A minidump is a dump file generated on the device by Dr. Watson, containing the most important parts of a crashed application. It's "mini" name results from the fact that it contains only what is needed to identify and analyze the crashed application. A bucket represents a unique bug or problem and identifies the component responsible for the bug. Bucketing helps the upload server to organize uploaded minidumps. All of this means that minidumps describing the same problem are grouped together in what is termed a bucket.

The structure DMPFILEINFO contains all the information needed to group a minidump file in a bucket:

// Structure to contain information regarding the dump file

typedef struct tagDMPFILEINFO

{

   WORD wBucketParams;      // how many bucket parameters are being used

   LPWSTR  rgwzBucketParams[MAX_BUCKETPARAMS]; // bucket parameters for generic

                            // mode

   LPWSTR pwzQueryString;   // additional query string

   LPWSTR pwzAppName;       // Name to display in the UI.


   LPWSTR pwzFilesToKeep;   // files to include in log but not delete

   LPWSTR pwzFilesToDelete; // files to include in log but delete when finished

   BOOL   fGenericParams;   // True indicates the bucket parameters are generic 

                            // parameters

} DMPFILEINFO, *PDMPFILEINFO;

Figure 18
How does it work?

When an application crashes, Dr. Watson goes into action and calls a function GenerateDumpFileContent implemented in (_WINCEROOT) PRIVATE/WINCEOS/UTILS/USREXCEPTDMP/UDUMPGEN.CPP.

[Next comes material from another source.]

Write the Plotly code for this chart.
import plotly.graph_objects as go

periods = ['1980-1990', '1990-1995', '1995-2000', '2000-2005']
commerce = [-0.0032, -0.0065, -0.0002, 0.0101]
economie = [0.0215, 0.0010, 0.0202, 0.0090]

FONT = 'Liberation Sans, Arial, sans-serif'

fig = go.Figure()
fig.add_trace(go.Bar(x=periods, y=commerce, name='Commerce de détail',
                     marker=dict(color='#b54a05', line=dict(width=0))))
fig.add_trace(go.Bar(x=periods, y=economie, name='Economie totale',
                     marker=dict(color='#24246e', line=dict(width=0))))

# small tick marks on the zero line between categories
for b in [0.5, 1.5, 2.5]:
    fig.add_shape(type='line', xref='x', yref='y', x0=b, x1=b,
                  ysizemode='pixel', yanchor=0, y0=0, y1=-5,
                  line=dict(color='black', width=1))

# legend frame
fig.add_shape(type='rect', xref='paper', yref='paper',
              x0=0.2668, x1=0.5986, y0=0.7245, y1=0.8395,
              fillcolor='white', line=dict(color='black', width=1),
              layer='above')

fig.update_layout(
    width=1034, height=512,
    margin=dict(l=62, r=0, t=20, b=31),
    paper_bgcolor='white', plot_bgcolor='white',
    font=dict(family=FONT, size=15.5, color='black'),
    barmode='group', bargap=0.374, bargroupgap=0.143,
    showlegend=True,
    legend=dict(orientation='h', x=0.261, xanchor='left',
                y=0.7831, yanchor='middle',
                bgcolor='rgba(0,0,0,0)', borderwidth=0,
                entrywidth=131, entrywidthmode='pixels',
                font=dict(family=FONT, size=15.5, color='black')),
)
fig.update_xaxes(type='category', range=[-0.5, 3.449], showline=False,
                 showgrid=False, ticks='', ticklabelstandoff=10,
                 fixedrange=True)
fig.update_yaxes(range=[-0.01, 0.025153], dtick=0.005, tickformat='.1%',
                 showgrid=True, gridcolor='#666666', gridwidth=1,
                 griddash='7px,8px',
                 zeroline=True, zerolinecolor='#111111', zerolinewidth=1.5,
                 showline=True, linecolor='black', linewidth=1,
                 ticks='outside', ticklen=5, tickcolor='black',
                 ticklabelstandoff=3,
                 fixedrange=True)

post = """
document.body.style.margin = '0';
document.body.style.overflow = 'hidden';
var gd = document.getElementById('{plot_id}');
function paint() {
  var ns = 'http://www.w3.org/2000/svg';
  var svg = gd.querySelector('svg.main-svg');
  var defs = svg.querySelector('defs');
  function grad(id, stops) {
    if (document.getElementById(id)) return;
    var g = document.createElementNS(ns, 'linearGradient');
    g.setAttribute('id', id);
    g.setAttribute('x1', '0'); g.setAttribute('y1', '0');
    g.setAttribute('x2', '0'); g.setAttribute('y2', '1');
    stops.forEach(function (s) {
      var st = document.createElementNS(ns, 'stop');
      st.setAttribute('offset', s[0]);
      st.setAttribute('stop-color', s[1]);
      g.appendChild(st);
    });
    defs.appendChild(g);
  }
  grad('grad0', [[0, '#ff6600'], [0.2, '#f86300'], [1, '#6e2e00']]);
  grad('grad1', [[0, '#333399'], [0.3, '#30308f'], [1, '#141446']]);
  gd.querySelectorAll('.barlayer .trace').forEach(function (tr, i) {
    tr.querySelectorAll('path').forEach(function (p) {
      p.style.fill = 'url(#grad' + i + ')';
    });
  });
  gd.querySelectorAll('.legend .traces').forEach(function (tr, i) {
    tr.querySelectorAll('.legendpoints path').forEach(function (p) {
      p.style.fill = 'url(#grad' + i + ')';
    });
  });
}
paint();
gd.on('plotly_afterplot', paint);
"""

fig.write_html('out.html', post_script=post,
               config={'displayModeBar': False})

This function does most of the work. It makes sure Dr. Watson is not preempted, and completes its job by setting its thread to the highest priority and its quantum to run to completion. It then gathers system, module, exception, process, and thread information into a CRASH_DATA structure defined in the same file. This structure actually defines a collection of structures. Once crash data has been collected, it resets the thread to its original state and writes the crash data to a dump file. That's it.

Epilogue

This article is by no means a comprehensive view on the subject of post mortem debugging and error reporting of retail devices. However, it should be viewed as a teaser for the reader to delve into the subject and take a look at the sources available. The following locations are a good place to begin:

• (_PUBLICROOT) /WCESHELLFE/OAK/WATSON/DWUI
• (_WINCEROOT) PRIVATE/WINCEOS/COREOS/NK/OSAXS
• (_WINCEROOT) PRIVATE/WINCEOS/UTILS/USREXCEPTDMP

We hope that error reporting will become part of the retail images you create, mainly so you can provide better and more robust systems for your clients.